■ What to do
Set the lines down again exactly, first line through the line that contains "import numpy as np", with no pictures.

■ Provided material

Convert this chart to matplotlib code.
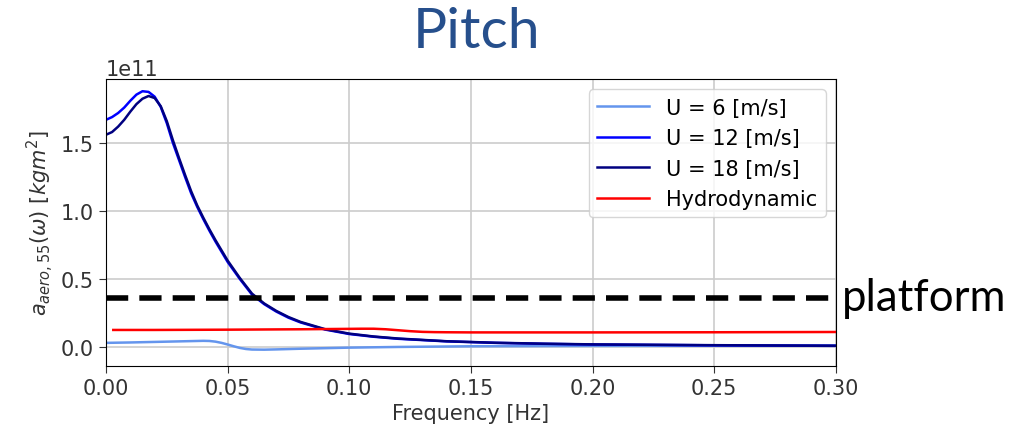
import matplotlib
matplotlib.use("Agg")
import matplotlib.pyplot as plt
import numpy as np

# frequencies [Hz] and added mass values (units of 1e11 kgm^2)
freq_aero = [0.0, 0.0025, 0.005, 0.0075, 0.01, 0.0125, 0.015, 0.0175, 0.02, 0.0225,
             0.025, 0.0275, 0.03, 0.0325, 0.035, 0.0375, 0.04, 0.0425, 0.045, 0.0475,
             0.05, 0.055, 0.06, 0.065, 0.07, 0.075, 0.08, 0.09, 0.1, 0.11, 0.12,
             0.14, 0.16, 0.18, 0.2, 0.25, 0.3]
u12 = [1.67, 1.69, 1.72, 1.76, 1.81, 1.855, 1.88, 1.875, 1.84, 1.765,
       1.645, 1.50, 1.375, 1.25, 1.13, 1.03, 0.94, 0.855, 0.775, 0.70,
       0.625, 0.50, 0.385, 0.315, 0.26, 0.215, 0.18, 0.128, 0.095, 0.075, 0.06,
       0.041, 0.03, 0.023, 0.018, 0.012, 0.008]
u18 = [1.56, 1.58, 1.62, 1.67, 1.73, 1.785, 1.825, 1.845, 1.83, 1.77,
       1.66, 1.52, 1.39, 1.265, 1.145, 1.04, 0.95, 0.865, 0.785, 0.71,
       0.635, 0.507, 0.392, 0.32, 0.265, 0.22, 0.184, 0.131, 0.098, 0.077, 0.062,
       0.042, 0.031, 0.024, 0.019, 0.013, 0.009]

freq_u6 = [0.0, 0.01, 0.02, 0.03, 0.035, 0.04, 0.0425, 0.045, 0.0475, 0.05, 0.0525,
           0.055, 0.0575, 0.06, 0.065, 0.07, 0.08, 0.09, 0.1, 0.12, 0.15, 0.2, 0.3]
u6 = [0.03, 0.033, 0.037, 0.041, 0.043, 0.045, 0.044, 0.039, 0.03, 0.018, 0.005,
      -0.007, -0.015, -0.019, -0.02, -0.018, -0.013, -0.009, -0.005, 0.0, 0.005, 0.008, 0.01]

freq_hydro = [0.003, 0.02, 0.05, 0.08, 0.1, 0.105, 0.11, 0.115, 0.12, 0.125, 0.13,
              0.135, 0.14, 0.15, 0.2, 0.25, 0.3]
hydro = [0.125, 0.125, 0.127, 0.13, 0.133, 0.134, 0.134, 0.13, 0.123, 0.116, 0.111,
         0.109, 0.108, 0.107, 0.107, 0.108, 0.11]

platform = 0.36
scale = 1e11

fig = plt.figure(figsize=(10.31, 4.31), dpi=100)
ax = fig.add_axes([0.1028, 0.1485, 0.708, 0.6659])

ax.plot(freq_u6, np.array(u6) * scale, color='cornflowerblue', lw=1.8, label='U = 6 [m/s]')
ax.plot(freq_aero, np.array(u12) * scale, color='blue', lw=1.8, label='U = 12 [m/s]')
ax.plot(freq_aero, np.array(u18) * scale, color='navy', lw=1.8, label='U = 18 [m/s]')
ax.plot(freq_hydro, np.array(hydro) * scale, color='red', lw=1.8, label='Hydrodynamic')
ax.axhline(platform * scale, color='black', lw=4, ls=(0, (4, 2)))

ax.set_xlim(0, 0.3)
ax.set_ylim(-0.14 * scale, 1.97 * scale)
ax.set_xticks(np.arange(0, 0.301, 0.05))
ax.grid(True, color='#cccccc', lw=1.2)
ax.tick_params(labelsize=15, colors='#333333', length=5)
ax.yaxis.get_offset_text().set_fontsize(15)
ax.set_xlabel('Frequency [Hz]', fontsize=15, color='#333333')
ax.set_ylabel(r'$a_{aero,55}(\omega)\ [kgm^2]$', fontsize=15, color='#333333')
ax.legend(loc='upper right', fontsize=15, handlelength=2.5)

ax.text(1.008, platform * scale, 'platform', transform=ax.get_yaxis_transform(),
        fontsize=31.5, va='center', ha='left', family='Lato', clip_on=False)
fig.text(0.462, 0.925, 'Pitch', fontsize=41, color='#264F8C', family='Lato',
         ha='center', va='center')

fig.savefig('out.png', dpi=100)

■ Task result
Convert this chart to matplotlib code.
import matplotlib
matplotlib.use("Agg")
import matplotlib.pyplot as plt
import numpy as np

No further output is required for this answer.